Despite the benefits, your business might encounter several challenges when you opt for bridge loans. They include:
Higher Interest Rates:
Typically, bridge loans have a shorter loan term. For this reason, the rates are usually higher than with permanent financing. Also, if you can’t pay on time or refinance it, you may pay costly late fees and penalties.
There’s a Need for Collateral:
As mentioned above, bridge loans are secured, i.e., you’ll be required to offer collateral as security. If you don’t have sufficient equity to secure the debt, you might find it hard to get a bridge loan to cover temporary needs.
To find out more possible drawbacks with bridging loans, make sure that you consult with your lender about them.
Are Bridging Loans Ideal For Your Business?
Before you decide whether to avail yourself of bridging loans for your business or not, make sure that you have a clear financial goal in mind; weigh in the various pros and cons and make sure that the former outweighs the latter.
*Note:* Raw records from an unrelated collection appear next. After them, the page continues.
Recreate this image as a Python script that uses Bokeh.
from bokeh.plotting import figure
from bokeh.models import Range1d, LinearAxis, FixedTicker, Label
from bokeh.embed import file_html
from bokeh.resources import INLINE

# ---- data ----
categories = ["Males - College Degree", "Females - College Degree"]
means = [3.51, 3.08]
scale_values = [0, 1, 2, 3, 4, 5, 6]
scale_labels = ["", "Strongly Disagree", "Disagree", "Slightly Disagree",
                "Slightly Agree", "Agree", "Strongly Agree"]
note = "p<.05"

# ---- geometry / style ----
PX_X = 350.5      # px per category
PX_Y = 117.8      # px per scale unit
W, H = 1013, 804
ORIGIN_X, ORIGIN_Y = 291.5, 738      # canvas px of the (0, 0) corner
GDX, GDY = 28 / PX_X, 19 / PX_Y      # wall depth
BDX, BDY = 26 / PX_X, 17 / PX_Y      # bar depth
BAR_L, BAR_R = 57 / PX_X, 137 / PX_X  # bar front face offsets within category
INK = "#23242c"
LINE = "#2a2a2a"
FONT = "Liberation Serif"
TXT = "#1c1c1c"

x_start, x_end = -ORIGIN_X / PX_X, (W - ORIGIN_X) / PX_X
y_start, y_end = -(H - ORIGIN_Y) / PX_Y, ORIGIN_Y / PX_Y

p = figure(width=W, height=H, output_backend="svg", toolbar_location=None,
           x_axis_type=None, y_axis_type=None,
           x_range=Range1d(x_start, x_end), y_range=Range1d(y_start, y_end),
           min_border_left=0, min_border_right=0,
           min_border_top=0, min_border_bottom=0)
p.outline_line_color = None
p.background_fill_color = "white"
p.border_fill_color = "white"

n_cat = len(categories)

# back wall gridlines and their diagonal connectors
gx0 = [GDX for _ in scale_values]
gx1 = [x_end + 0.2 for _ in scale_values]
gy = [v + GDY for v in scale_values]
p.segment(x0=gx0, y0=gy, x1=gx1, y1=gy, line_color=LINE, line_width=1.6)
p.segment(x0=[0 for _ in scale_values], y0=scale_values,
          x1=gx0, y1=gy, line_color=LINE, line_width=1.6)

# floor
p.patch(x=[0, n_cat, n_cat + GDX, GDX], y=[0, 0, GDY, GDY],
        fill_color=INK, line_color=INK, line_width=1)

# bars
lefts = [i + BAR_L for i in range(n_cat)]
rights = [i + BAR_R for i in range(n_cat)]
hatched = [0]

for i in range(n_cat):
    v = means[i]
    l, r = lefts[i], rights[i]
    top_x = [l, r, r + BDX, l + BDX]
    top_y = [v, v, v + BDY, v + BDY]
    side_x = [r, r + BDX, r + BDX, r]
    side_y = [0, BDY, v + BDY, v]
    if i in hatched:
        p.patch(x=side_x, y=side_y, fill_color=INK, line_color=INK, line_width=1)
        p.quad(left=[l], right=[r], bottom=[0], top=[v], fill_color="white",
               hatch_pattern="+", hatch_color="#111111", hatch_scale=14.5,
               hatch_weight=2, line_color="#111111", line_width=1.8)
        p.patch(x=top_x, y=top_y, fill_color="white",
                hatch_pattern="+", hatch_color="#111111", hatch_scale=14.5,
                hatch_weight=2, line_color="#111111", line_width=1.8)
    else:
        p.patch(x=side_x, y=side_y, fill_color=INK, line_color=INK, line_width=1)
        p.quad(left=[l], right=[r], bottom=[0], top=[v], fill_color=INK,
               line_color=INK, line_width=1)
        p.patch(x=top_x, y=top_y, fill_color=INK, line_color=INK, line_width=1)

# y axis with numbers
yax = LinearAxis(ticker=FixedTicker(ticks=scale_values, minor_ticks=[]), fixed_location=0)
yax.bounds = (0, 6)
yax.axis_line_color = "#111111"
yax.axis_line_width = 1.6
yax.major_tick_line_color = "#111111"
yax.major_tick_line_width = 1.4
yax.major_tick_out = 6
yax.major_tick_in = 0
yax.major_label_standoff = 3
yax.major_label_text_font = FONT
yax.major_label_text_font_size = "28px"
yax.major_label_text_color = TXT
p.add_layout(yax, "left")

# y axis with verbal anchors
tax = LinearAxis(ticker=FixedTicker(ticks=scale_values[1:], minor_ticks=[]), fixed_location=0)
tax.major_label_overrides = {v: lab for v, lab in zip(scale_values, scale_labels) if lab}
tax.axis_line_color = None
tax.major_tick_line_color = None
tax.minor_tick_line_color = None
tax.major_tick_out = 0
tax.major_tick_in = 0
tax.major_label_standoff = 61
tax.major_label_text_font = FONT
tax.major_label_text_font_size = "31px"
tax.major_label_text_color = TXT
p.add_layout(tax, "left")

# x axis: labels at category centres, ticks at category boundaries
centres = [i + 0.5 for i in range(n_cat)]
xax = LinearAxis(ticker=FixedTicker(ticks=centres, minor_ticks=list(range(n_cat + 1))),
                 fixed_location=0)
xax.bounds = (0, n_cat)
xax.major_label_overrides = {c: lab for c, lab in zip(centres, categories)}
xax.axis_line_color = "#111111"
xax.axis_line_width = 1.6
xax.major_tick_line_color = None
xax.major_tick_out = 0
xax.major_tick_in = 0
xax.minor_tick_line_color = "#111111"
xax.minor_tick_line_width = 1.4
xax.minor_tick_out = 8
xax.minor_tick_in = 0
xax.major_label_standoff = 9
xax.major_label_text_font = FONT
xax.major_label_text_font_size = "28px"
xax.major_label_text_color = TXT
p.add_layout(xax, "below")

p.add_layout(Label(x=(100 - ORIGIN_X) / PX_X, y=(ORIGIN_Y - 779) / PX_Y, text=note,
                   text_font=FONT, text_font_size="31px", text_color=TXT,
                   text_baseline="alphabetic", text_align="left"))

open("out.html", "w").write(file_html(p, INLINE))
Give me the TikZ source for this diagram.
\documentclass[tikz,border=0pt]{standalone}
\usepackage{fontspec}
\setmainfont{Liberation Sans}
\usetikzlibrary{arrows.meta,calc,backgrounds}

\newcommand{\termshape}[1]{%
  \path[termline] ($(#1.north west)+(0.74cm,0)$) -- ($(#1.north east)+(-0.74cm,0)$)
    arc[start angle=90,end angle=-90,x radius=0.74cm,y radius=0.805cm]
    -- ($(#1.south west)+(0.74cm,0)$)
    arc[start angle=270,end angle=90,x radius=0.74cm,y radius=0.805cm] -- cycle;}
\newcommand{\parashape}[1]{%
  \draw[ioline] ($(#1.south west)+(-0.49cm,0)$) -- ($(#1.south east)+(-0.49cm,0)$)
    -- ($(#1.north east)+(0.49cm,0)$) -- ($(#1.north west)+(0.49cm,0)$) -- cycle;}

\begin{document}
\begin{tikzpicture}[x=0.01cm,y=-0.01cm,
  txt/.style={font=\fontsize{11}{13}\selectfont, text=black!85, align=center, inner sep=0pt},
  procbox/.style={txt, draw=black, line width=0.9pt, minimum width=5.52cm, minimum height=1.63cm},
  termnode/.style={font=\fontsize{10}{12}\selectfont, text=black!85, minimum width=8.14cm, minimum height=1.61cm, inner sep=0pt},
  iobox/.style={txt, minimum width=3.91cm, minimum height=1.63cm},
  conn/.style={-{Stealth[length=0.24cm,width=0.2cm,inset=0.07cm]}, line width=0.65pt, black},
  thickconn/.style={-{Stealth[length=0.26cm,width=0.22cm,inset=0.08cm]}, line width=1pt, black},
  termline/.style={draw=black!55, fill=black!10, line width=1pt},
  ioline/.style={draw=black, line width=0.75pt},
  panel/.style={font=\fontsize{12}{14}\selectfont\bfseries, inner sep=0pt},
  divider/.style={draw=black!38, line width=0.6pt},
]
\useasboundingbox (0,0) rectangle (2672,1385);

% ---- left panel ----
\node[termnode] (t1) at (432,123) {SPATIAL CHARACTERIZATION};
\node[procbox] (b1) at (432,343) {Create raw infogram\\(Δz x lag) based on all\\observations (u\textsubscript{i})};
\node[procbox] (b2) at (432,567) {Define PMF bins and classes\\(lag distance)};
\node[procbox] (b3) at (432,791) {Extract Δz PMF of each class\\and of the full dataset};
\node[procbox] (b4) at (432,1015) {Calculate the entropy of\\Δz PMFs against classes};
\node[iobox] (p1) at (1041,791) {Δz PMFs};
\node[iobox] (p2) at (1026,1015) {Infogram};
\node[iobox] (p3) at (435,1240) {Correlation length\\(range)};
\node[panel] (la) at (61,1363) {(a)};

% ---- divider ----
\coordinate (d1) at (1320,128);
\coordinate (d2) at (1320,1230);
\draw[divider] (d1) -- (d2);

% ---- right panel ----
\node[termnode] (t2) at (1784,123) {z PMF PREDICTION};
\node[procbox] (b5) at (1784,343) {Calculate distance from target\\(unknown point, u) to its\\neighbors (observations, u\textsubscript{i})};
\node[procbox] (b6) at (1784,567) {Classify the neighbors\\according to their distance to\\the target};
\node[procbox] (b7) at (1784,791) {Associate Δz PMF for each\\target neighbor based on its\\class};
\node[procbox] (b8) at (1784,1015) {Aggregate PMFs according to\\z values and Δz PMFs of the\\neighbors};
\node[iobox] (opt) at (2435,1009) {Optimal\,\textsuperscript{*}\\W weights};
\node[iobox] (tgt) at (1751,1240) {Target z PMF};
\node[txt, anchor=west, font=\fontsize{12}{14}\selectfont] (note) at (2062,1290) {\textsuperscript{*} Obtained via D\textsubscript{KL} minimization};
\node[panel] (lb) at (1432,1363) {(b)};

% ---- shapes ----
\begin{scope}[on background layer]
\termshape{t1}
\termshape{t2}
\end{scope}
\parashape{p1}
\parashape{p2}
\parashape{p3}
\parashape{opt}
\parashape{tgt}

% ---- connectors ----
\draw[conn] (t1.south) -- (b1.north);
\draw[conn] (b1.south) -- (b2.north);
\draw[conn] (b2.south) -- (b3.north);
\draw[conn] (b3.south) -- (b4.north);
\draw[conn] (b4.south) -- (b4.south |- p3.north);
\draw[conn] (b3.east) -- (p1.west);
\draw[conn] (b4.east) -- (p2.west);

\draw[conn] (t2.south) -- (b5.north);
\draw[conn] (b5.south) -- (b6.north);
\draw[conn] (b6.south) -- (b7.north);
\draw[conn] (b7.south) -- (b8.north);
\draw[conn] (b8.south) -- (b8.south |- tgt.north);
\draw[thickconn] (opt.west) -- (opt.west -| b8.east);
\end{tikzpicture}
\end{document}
Lastly, before entering a bridging loan agreement, ensure that you fully understand the terms and conditions set forth and that you’ll be able to meet them.
Capital and its availability are very important in running a successful enterprise. If your business is in dire need of fast capital and is frustrated with the slow processing and releasing of funds from traditional loans, you can consider taking up bridging loans. Check out the points mentioned above that aim to discuss what bridge loans are, how they work, and the pros and cons surrounding them.